Music Reviews
In Dust

Roll The Dice In Dust

(Leaf) Rating - 8/10

In Dust marks the second album from Roll the Dice, a Stockholm-based duo featuring TV and film composer Malcolm Pardon and Peder Mannerfelt, best known as Fever Ray cohort The Subliminal Kid (although the only thing the two acts seem to have in common is a drum sound – the echoey, artificial beat from Fever Ray's Coconut is also featured here on fourth track Maelstrom). As the sinister LS Lowry-esque artwork and the grimy, earthy title indicate, it's clear that the album's an attempt to create a soundtrack of wage slave ennui and, from the point two minutes into opener Iron Bridge where the bass kicks in onwards, it's a fairly relentless experience.

It may seem like the simplest method to achieve this would be to go for all-out industrial assault, but other than a few brief traces here and there (and the album's press release pointing out their shared fondness with Factory Floor for analogue synths) the genre's trappings are mostly absent. In truth, the clearest reference point – and one that neither band nor label shy away from - is the rigid, yet expansive structures and grooves of Krautrock.  Elements of other mechanically-influenced music movements can also be heard, ranging from minimalism, in the constantly creeping and shifting piano-lines, to the film scores of Vangelis. And even inadvertently (albeit probably), dubstep (or post-dubstep, or whatever you want to call it) as the decaying synths of The Suck and Cause and Effect's cut-up beats aren't far removed from Zomby's recent output (although where Dedication was hyperactive and restless, In Dust is slow and methodical, and a lot more interesting for it).

In addition to creating the feel of overbearing machinery through sound – such as in the chiming at the start of the self-explanatory Calling All Workers or the moment where the steadily plodding body of The Skull is Built into the Tool leads into the rumble of Evolution, suggesting an image of anonymous labourers marching into the bowels of an incinerator – for much of the album, Roll the Dice also attempt to do so with song structures. Many tracks are based around simple riffs that gradually metamorphose and/or trigger other parts in reaction, as if they were aural Rube Goldberg machines and, like those overly-elaborate diagrams, even if the usefulness of In Dust is unclear (that being said, its emphasis on repetitive, pronounced rhythms makes it a great companion for the treadmill) one can't help but admire the artistry behind it.

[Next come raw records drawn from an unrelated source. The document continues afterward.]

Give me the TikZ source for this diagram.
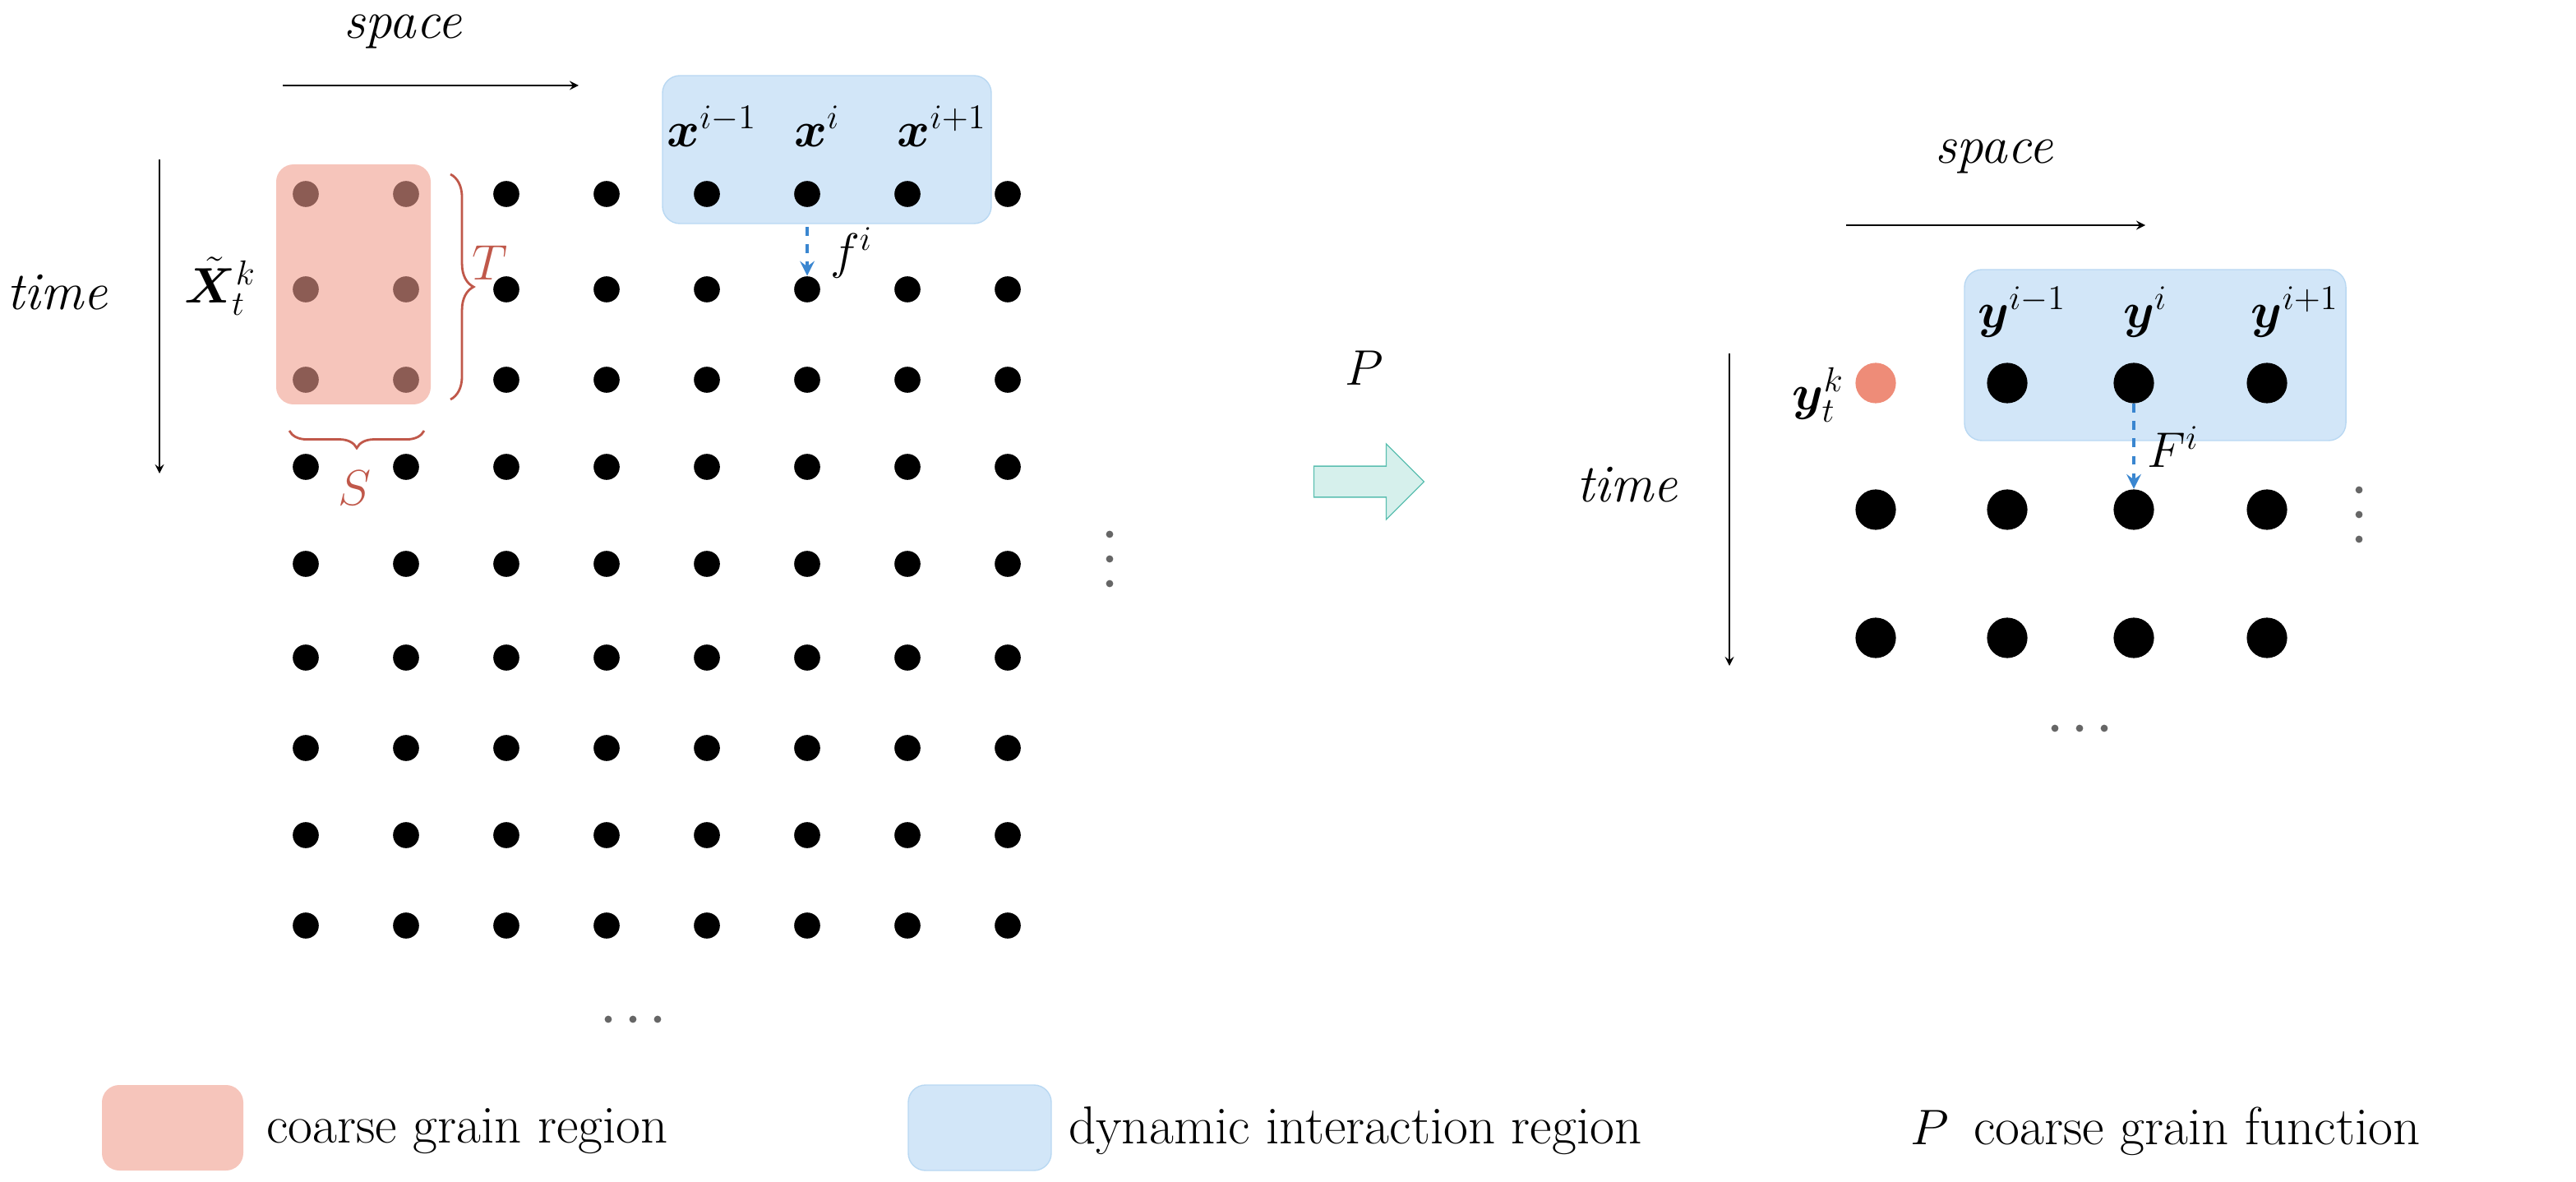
\documentclass[tikz,border=0pt]{standalone}
\usepackage{amsmath,bm}
\usetikzlibrary{decorations.pathreplacing,shapes.arrows}
\definecolor{pinkf}{HTML}{F6C5BB}
\definecolor{bluef}{HTML}{D2E6F8}
\definecolor{blued}{HTML}{B9D8F2}
\definecolor{bracec}{HTML}{C0584A}
\definecolor{arrb}{HTML}{3A86D0}
\definecolor{teal1}{HTML}{5BBFB0}
\definecolor{teal2}{HTML}{D6F0EC}
\definecolor{brownd}{HTML}{7A4A42}
\definecolor{salmon}{HTML}{EE8C78}
\tikzset{
 dot/.style={circle,fill=black,inner sep=0pt,minimum size=9pt},
 bdot/.style={circle,fill=black,inner sep=0pt,minimum size=14pt},
 pinkbox/.style={fill=pinkf,draw=none,rounded corners=6pt},
 bluebox/.style={fill=bluef,draw=blued,rounded corners=6pt},
 lbl/.style={font=\fontsize{18.5}{22}\selectfont,inner sep=1pt},
 dash arrow/.style={arrb,dashed,line width=1.2pt,-stealth},
 ax/.style={-stealth,thin}
}
\begin{document}
\begin{tikzpicture}[x=0.02cm,y=-0.02cm]
\useasboundingbox (0,0) rectangle (1567,719);
% left
\node[pinkbox,minimum width=94*0.02cm,minimum height=146*0.02cm] (pk) at (215,173) {};
\node[bluebox,minimum width=200*0.02cm,minimum height=90*0.02cm] (bl) at (503,91) {};
\foreach \c [count=\i] in {186,247,308,369,430,491,552,613}{
 \foreach \r [count=\j] in {118,176,231,284,343,400,455,508,563}{
  \ifnum\i<3 \ifnum\j<4
   \node[dot,fill=brownd,opacity=0.85] (d\i-\j) at (\c,\r) {};
  \else \node[dot] (d\i-\j) at (\c,\r) {}; \fi
  \else \node[dot] (d\i-\j) at (\c,\r) {}; \fi
 }}
\node[lbl] (x1) at (433,77) {$\bm{x}^{i-1}$};
\node[lbl] (x2) at (497,77) {$\bm{x}^{i}$};
\node[lbl] (x3) at (573,77) {$\bm{x}^{i+1}$};
\coordinate (fa) at (491,138);
\draw[dash arrow] (fa) -- (d6-2.north);
\node[lbl] (f) at (518,154) {$f^i$};
\draw[bracec,thick,decorate,decoration={brace,amplitude=8pt}] (274,106) -- (274,243) coordinate[midway] (tb);
\node[lbl,text=bracec] (T) at (298,160) {$T$};
\draw[bracec,thick,decorate,decoration={brace,amplitude=6pt,mirror}] (176,262) -- (258,262);
\node[lbl,text=bracec] (S) at (216,297) {$S$};
\node[lbl] (X) at (134,174) {$\tilde{\bm{X}}_t^k$};
\node[lbl] (tl) at (35,178) {\textit{time}};
\coordinate (ta) at (97,97); \coordinate (tb2) at (97,288);
\draw[ax] (ta) -- (tb2);
\node[lbl] (sl) at (245,19) {\textit{space}};
\coordinate (sa) at (172,52); \coordinate (sb) at (352,52);
\draw[ax] (sa) -- (sb);
\foreach \y in {325,340,355} \fill[black!60] (675,\y) circle (2.2);
\foreach \x in {370,385,400} \fill[black!60] (\x,620) circle (2.2);
% center
\node[single arrow,draw=teal1,fill=teal2,minimum height=67*0.02cm,minimum width=46*0.02cm,single arrow head extend=6pt,inner sep=4pt,shape border rotate=0] (P) at (828,293) {};
\node[lbl] (Pl) at (830,224) {$P$};
% right
\node[bluebox,minimum width=232*0.02cm,minimum height=104*0.02cm] (br) at (1311,216) {};
\foreach \c [count=\i] in {1141,1221,1298,1379}{
 \foreach \r [count=\j] in {233,310,388}{
  \ifnum\i=1 \ifnum\j=1
   \node[bdot,fill=salmon] (e\i-\j) at (\c,\r) {};
  \else \node[bdot] (e\i-\j) at (\c,\r) {}; \fi
  \else \node[bdot] (e\i-\j) at (\c,\r) {}; \fi
 }}
\node[lbl] (y1) at (1230,190) {$\bm{y}^{i-1}$};
\node[lbl] (y2) at (1305,190) {$\bm{y}^{i}$};
\node[lbl] (y3) at (1396,190) {$\bm{y}^{i+1}$};
\node[lbl] (yk) at (1106,240) {$\bm{y}_t^k$};
\draw[dash arrow] (e3-1.south) -- (e3-2.north);
\node[lbl] (F) at (1322,272) {$F^i$};
\node[lbl] (sr) at (1213,95) {\textit{space}};
\coordinate (sra) at (1123,137); \coordinate (srb) at (1305,137);
\draw[ax] (sra) -- (srb);
\node[lbl] (tr) at (990,295) {\textit{time}};
\coordinate (tra) at (1052,215); \coordinate (trb) at (1052,405);
\draw[ax] (tra) -- (trb);
\foreach \y in {298,313,328} \fill[black!60] (1435,\y) circle (2.2);
\foreach \x in {1250,1265,1280} \fill[black!60] (\x,443) circle (2.2);
% legend
\node[pinkbox,minimum width=86*0.02cm,minimum height=52*0.02cm] (lg1) at (105,686) {};
\node[lbl,anchor=west] (lt1) at (160,688) {coarse grain region};
\node[bluebox,minimum width=87*0.02cm,minimum height=52*0.02cm] (lg2) at (596,686) {};
\node[lbl,anchor=west] (lt2) at (648,688) {dynamic interaction region};
\node[lbl,anchor=west] (lt3) at (1160,688) {$P$\, coarse grain function};
\end{tikzpicture}
\end{document}
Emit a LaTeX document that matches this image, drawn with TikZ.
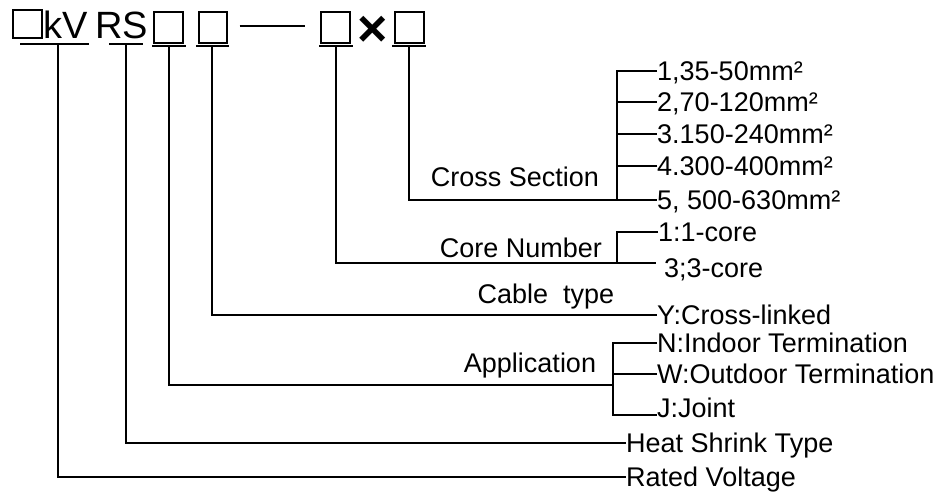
\documentclass[tikz,border=0pt]{standalone}
\usepackage{fontspec}
\setmainfont{Liberation Sans}
\usetikzlibrary{positioning,calc}
\tikzset{
  fieldbox/.style={
    rectangle, draw, line width=1.3pt,
    minimum width=29pt, minimum height=31pt,
    inner sep=0pt
  },
  codetext/.style={
    font=\fontsize{38}{42}\selectfont,
    inner sep=0pt, anchor=base west
  },
  rule/.style={line width=1.3pt},
  itemlabel/.style={
    font=\fontsize{27}{30}\selectfont,
    inner sep=0pt, anchor=west,
    text height=19.4pt, text depth=0pt
  },
  grouplabel/.style={
    font=\fontsize{27}{30}\selectfont,
    inner sep=0pt,
    text height=19.4pt, text depth=0pt
  },
}

\begin{document}
\begin{tikzpicture}[x=1pt, y=-1pt]
  \useasboundingbox (0,0) rectangle (949,491);

  % model code
  \node[fieldbox, minimum height=28pt] (f1) at (27.5,24) {};
  \node[codetext] (kv) at (43,38) {kV};
  \node[codetext] (rs) at (95,38) {RS};
  \node[fieldbox] (f2) at (168.5,27.5) {};
  \node[fieldbox, minimum width=28pt] (f3) at (213,27.5) {};
  \node[fieldbox] (f4) at (335.5,27.5) {};
  \node[font=\bfseries\fontsize{52}{52}\selectfont, inner sep=0pt] (times) at (372.5,31) {×};
  \node[fieldbox] (f5) at (409.5,27.5) {};
  \draw[rule] ([xshift=12pt,yshift=1.5pt]f3.east) -- ([xshift=-15pt,yshift=1.5pt]f4.west);

  % underlines
  \draw[rule] (20,44) -- (89,44);
  \draw[rule] (109,44) -- (143,44);
  \draw[rule] (152,46) -- (186,46);
  \draw[rule] (196,46) -- (229,46);
  \draw[rule] (319,46) -- (353,46);
  \draw[rule] (392,46) -- (426,46);
  \coordinate (uv) at (58,44);
  \coordinate (ut) at (126,44);
  \coordinate (ua) at (169,46);
  \coordinate (uc) at (212,46);
  \coordinate (un) at (336,46);
  \coordinate (us) at (409,46);

  % cross section
  \node[itemlabel] (cs1) at (657,71) {1,35-50mm²};
  \node[itemlabel] (cs2) at (657,102) {2,70-120mm²};
  \node[itemlabel] (cs3) at (657,134) {3.150-240mm²};
  \node[itemlabel] (cs4) at (657,166) {4.300-400mm²};
  \node[itemlabel] (cs5) at (657,200) {5, 500-630mm²};
  \node[grouplabel] (cs) at (515,177) {Cross Section};
  \coordinate (csb) at (617,200);
  \draw[rule] (us) |- (cs5.west);
  \draw[rule] (cs1.west) -| (csb);
  \foreach \n in {2,3,4}
    \draw[rule] (cs\n.west) -- (cs\n.west -| csb);

  % core number
  \node[itemlabel] (cn1) at (658,232) {1:1-core};
  \node[itemlabel] (cn3) at (664,268) {3;3-core};
  \node[grouplabel] (cn) at (521,248) {Core Number};
  \coordinate (cnb) at (617,263);
  \draw[rule] (un) |- ([xshift=-8pt,yshift=5pt]cn3.west);
  \draw[rule] (cn1.west) -| (cnb);

  % cable type
  \node[itemlabel] (ct1) at (657,315) {Y:Cross-linked};
  \node[grouplabel] (ct) at (546,294) {Cable\ \ type};
  \draw[rule] (uc) |- (ct1.west);

  % application
  \node[itemlabel] (ap1) at (657,343) {N:Indoor Termination};
  \node[itemlabel] (ap2) at (657,374) {W:Outdoor Termination};
  \node[itemlabel] (ap3) at (657,408) {J:Joint};
  \node[grouplabel] (ap) at (530,363) {Application};
  \coordinate (apb) at (613,385);
  \coordinate (apj) at ($(ap3.west)+(0,7)$);
  \draw[rule] (ua) |- (apb);
  \draw[rule] (ap1.west) -| (apb) |- (apj);
  \draw[rule] (ap2.west) -- (ap2.west -| apb);

  % heat shrink and voltage
  \node[itemlabel] (hs) at (626,443) {Heat Shrink Type};
  \node[itemlabel] (rv) at (626,477) {Rated Voltage};
  \draw[rule] (ut) |- (hs.west);
  \draw[rule] (uv) |- (rv.west);
\end{tikzpicture}
\end{document}
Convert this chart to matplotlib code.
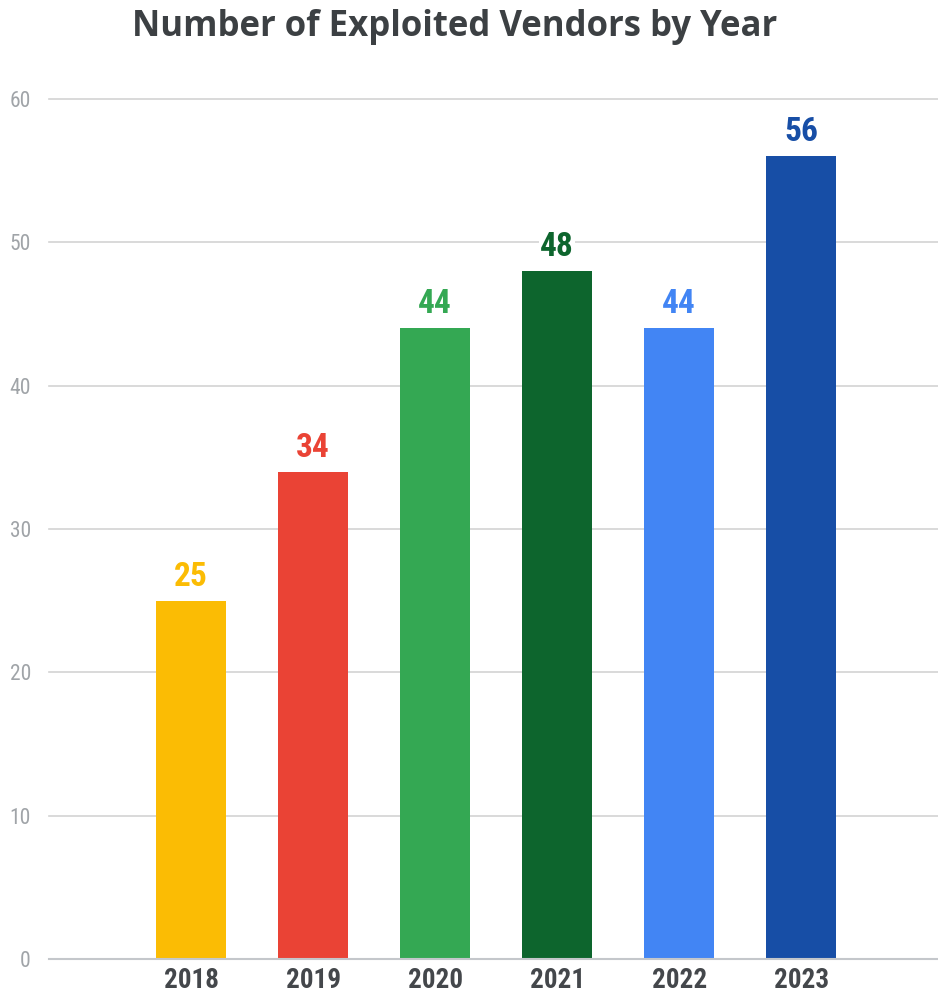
import matplotlib
matplotlib.use("Agg")
import matplotlib.pyplot as plt
import logging

logging.getLogger("matplotlib.font_manager").setLevel(logging.ERROR)

years = ["2018", "2019", "2020", "2021", "2022", "2023"]
vendors = [25, 34, 44, 48, 44, 56]
colors = ["#FBBC04", "#EA4335", "#34A853", "#0D652D", "#4285F4", "#174EA6"]
yticks = [0, 10, 20, 30, 40, 50, 60]

narrow = ["Roboto Condensed", "Liberation Sans Narrow", "Roboto"]

fig = plt.figure(figsize=(9.38, 9.94), dpi=100)
ax = fig.add_axes([0.0522, 0.0352, 0.9478, 0.8652])

x = list(range(len(years)))
bars = ax.bar(x, vendors, width=0.574, color=colors, zorder=3)

for xi, v, c in zip(x, vendors, colors):
    ax.text(xi, v + 0.55, str(v), ha="center", va="bottom", color=c,
            fontsize=24, fontweight="bold", family=narrow, zorder=5,
            bbox=dict(facecolor="white", edgecolor="none", pad=1))

ax.set_xlim(-1.164, 6.12)
ax.set_ylim(0, 60)
ax.set_yticks(yticks)
ax.set_xticks(x)
ax.set_xticklabels(years)
ax.grid(axis="y", color="#d3d3d3", linewidth=1.2, zorder=0)
for gl in ax.get_ygridlines():
    gl.set_clip_on(False)

for side in ["top", "right", "left"]:
    ax.spines[side].set_visible(False)
ax.spines["bottom"].set_color("#c4c7cb")
ax.spines["bottom"].set_linewidth(1.5)
ax.spines["bottom"].set_zorder(4)

ax.tick_params(axis="both", length=0)
ax.tick_params(axis="y", pad=13, labelcolor="#a0a4a8", labelsize=15.5)
ax.tick_params(axis="x", pad=6, labelcolor="#44474b", labelsize=19.5)
for lab in ax.get_yticklabels():
    lab.set_family(narrow)
for lab in ax.get_xticklabels():
    lab.set_family(narrow)
    lab.set_fontweight("bold")

fig.text(0.485, 0.973, "Number of Exploited Vendors by Year", ha="center", va="center",
         fontsize=25, fontweight="bold", color="#3c4043", family=["Open Sans", "Roboto", "DejaVu Sans"])

fig.savefig("out.png", dpi=100, facecolor="white")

It's not until the penultimate track, Way Out, that any light is allowed to enter -  the gradual building of soaring notes and warm arpeggios suggesting that an end is in sight, although, despite the finale being fairly optimistic, (if anybody's ever thought of mashing up Kraftwerk with one of Vince Guaraldi's Charlie Brown scores, this is what it would probably sound like) the duo deliver it with a dose of black humour, titling it See You Monday, suggesting that after this brief respite, the whole ordeal will just start over again (and again, and again...). But while Roll the Dice's single-minded desire to evoke and capture the mundane and nightmarish may make In Dust sound like a rather joyless and difficult prospect, they fortunately still manage to include more than enough moments of bleak beauty to make it worth the repeat visits.